医療法人は営利か非営利か

医療法人は、公益法人より公益性がないけれど、株式会社などの営利法人より公益性はあるという状態が永いこと続いています。業務に制限があるという点で公益法人に近く、課税上は株式会社に近い(ただし事業税・消費税は例外)という特徴があります。このように複雑な状態が半世紀以上も続いているため、医療法人は分かりにくい・難しいという概念を持ってしまった方もいます。

医療法人は営利でしょうか?それとも非営利でしょうか?

医療法では医療法人は非営利であると規定しています。それは医療法第54条 医療法人は、剰余金の配当をしてはならない。という条文に表れています。株式会社は株主に対し配当金という株主利益還元方法がありますが、医療法人はそれを禁止しています。
だからといって、非営利であると言い切れるでしょうか?平成19年の医療法改正時に株式会社が医療業務に参入できるか否かが吟味されたことがあります。その時に厚生労働省が示した答えが医療法人は非営利なので営利法人である株式会社は参入できない。というものです。その際、医療法人は確かに医療法で剰余金の配当が禁止されており、毎期の配当は行っていないが、社員退社時や解散時は時価での払い戻しが実際に行われてきた経緯があり、これは毎期の配当ではないが、毎期の配当を積み立てていて退社時等に一括して支払ったのと変わりがないではないか?という疑問がぶつけられました。
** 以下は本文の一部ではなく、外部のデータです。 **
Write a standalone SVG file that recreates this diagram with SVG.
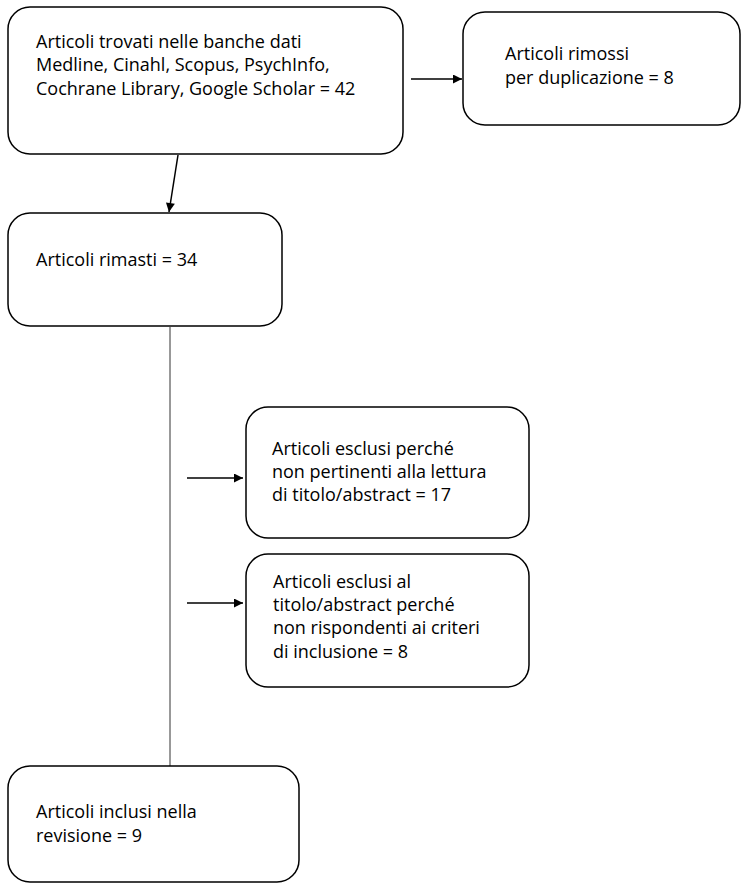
<svg xmlns="http://www.w3.org/2000/svg" width="742" height="883" viewBox="0 0 742 883">
<style>
.box{fill:#fff;stroke:#000;stroke-width:1.5}
.t{font-family:"Open Sans","Liberation Sans",Arial,sans-serif;font-size:18px;fill:#000}
.c{stroke:#000;stroke-width:1.5;fill:none}
.l{stroke:#333;stroke-width:1;fill:none}
</style>
<defs>
<marker id="ah" viewBox="0 0 10 10" refX="10" refY="5" markerWidth="10" markerHeight="9" markerUnits="userSpaceOnUse" orient="auto"><path d="M0,0 L10,5 L0,10 z" fill="#000"/></marker>
</defs>
<rect width="742" height="883" fill="#fff"/>
<g id="connectors">
<line class="c" x1="411" y1="79" x2="462" y2="79" marker-end="url(#ah)"/>
<line class="c" x1="178" y1="155" x2="169" y2="212" marker-end="url(#ah)"/>
<line class="l" x1="170" y1="327" x2="170" y2="766"/>
<line class="c" x1="187" y1="478" x2="243" y2="478" marker-end="url(#ah)"/>
<line class="c" x1="187" y1="603" x2="243" y2="603" marker-end="url(#ah)"/>
</g>
<g id="n1">
<rect class="box" x="8" y="7" width="395" height="147" rx="22"/>
<text class="t" x="36" y="48">Articoli trovati nelle banche dati</text>
<text class="t" x="36" y="71">Medline, Cinahl, Scopus, PsychInfo,</text>
<text class="t" x="36" y="95">Cochrane Library, Google Scholar = 42</text>
</g>
<g id="n2">
<rect class="box" x="463" y="12" width="277" height="113" rx="22"/>
<text class="t" x="505" y="60">Articoli rimossi</text>
<text class="t" x="505" y="84">per duplicazione = 8</text>
</g>
<g id="n3">
<rect class="box" x="8" y="213" width="274" height="113" rx="22"/>
<text class="t" x="36" y="266">Articoli rimasti = 34</text>
</g>
<g id="n4">
<rect class="box" x="246" y="407" width="283" height="131" rx="22"/>
<text class="t" x="272" y="455">Articoli esclusi perché</text>
<text class="t" x="272" y="478">non pertinenti alla lettura</text>
<text class="t" x="272" y="501">di titolo/abstract = 17</text>
</g>
<g id="n5">
<rect class="box" x="246" y="554" width="283" height="133" rx="22"/>
<text class="t" x="273" y="588">Articoli esclusi al</text>
<text class="t" x="273" y="611">titolo/abstract perché</text>
<text class="t" x="273" y="634">non rispondenti ai criteri</text>
<text class="t" x="273" y="658">di inclusione = 8</text>
</g>
<g id="n6">
<rect class="box" x="8" y="766" width="291" height="116" rx="22"/>
<text class="t" x="36" y="818">Articoli inclusi nella</text>
<text class="t" x="36" y="842">revisione = 9</text>
</g>
</svg>
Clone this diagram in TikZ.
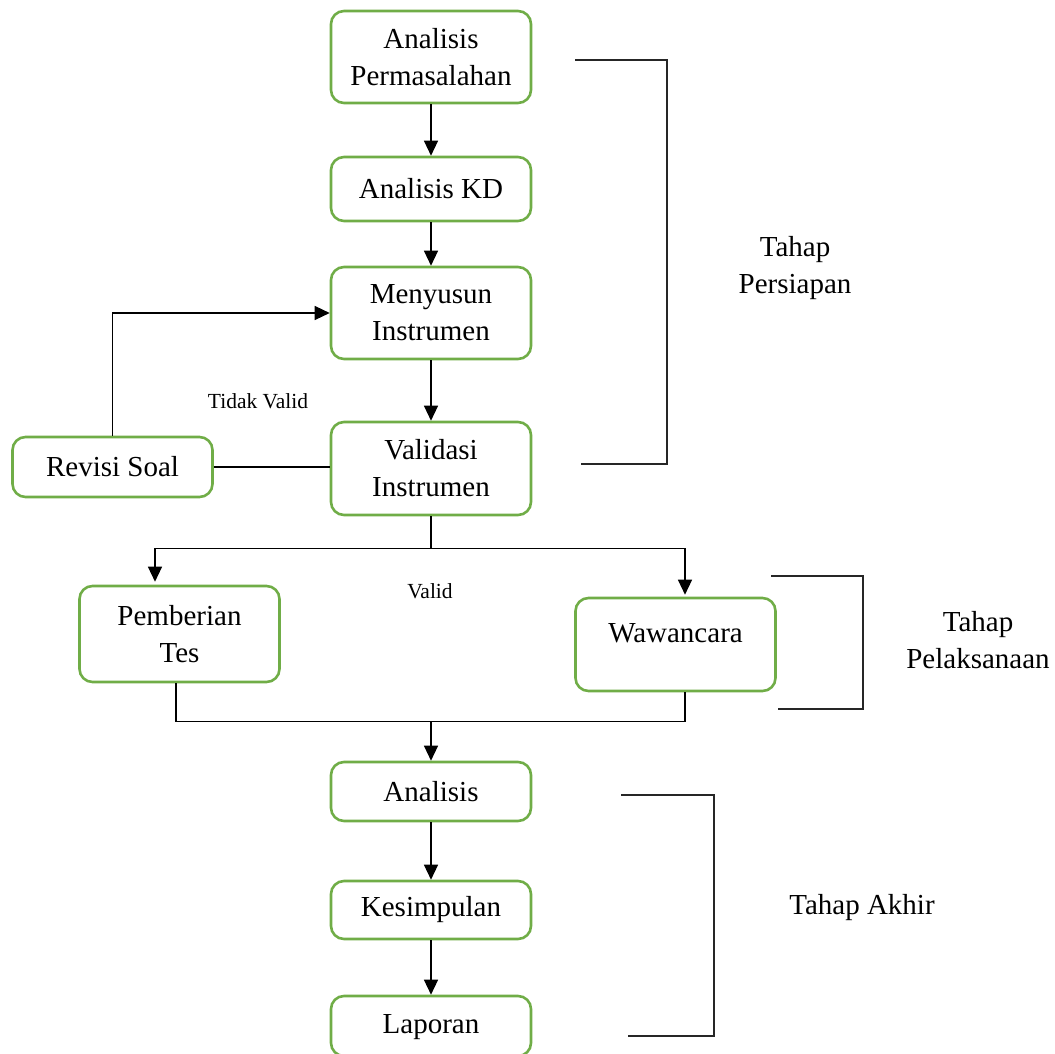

つまり、実質的な配当が行われていて、剰余金配当禁止規定は形骸化しているのでないか?という意見です。

そこで、平成19年4月の医療法改正では、退社時に時価払戻しができる組織形態である「持分の定めのある社団医療法人」の新規設立を禁止し、税務上も時価払戻が不可能な「持分の定めのない社団医療法人または財団医療法人」でしか新規設立ができなくなったのです。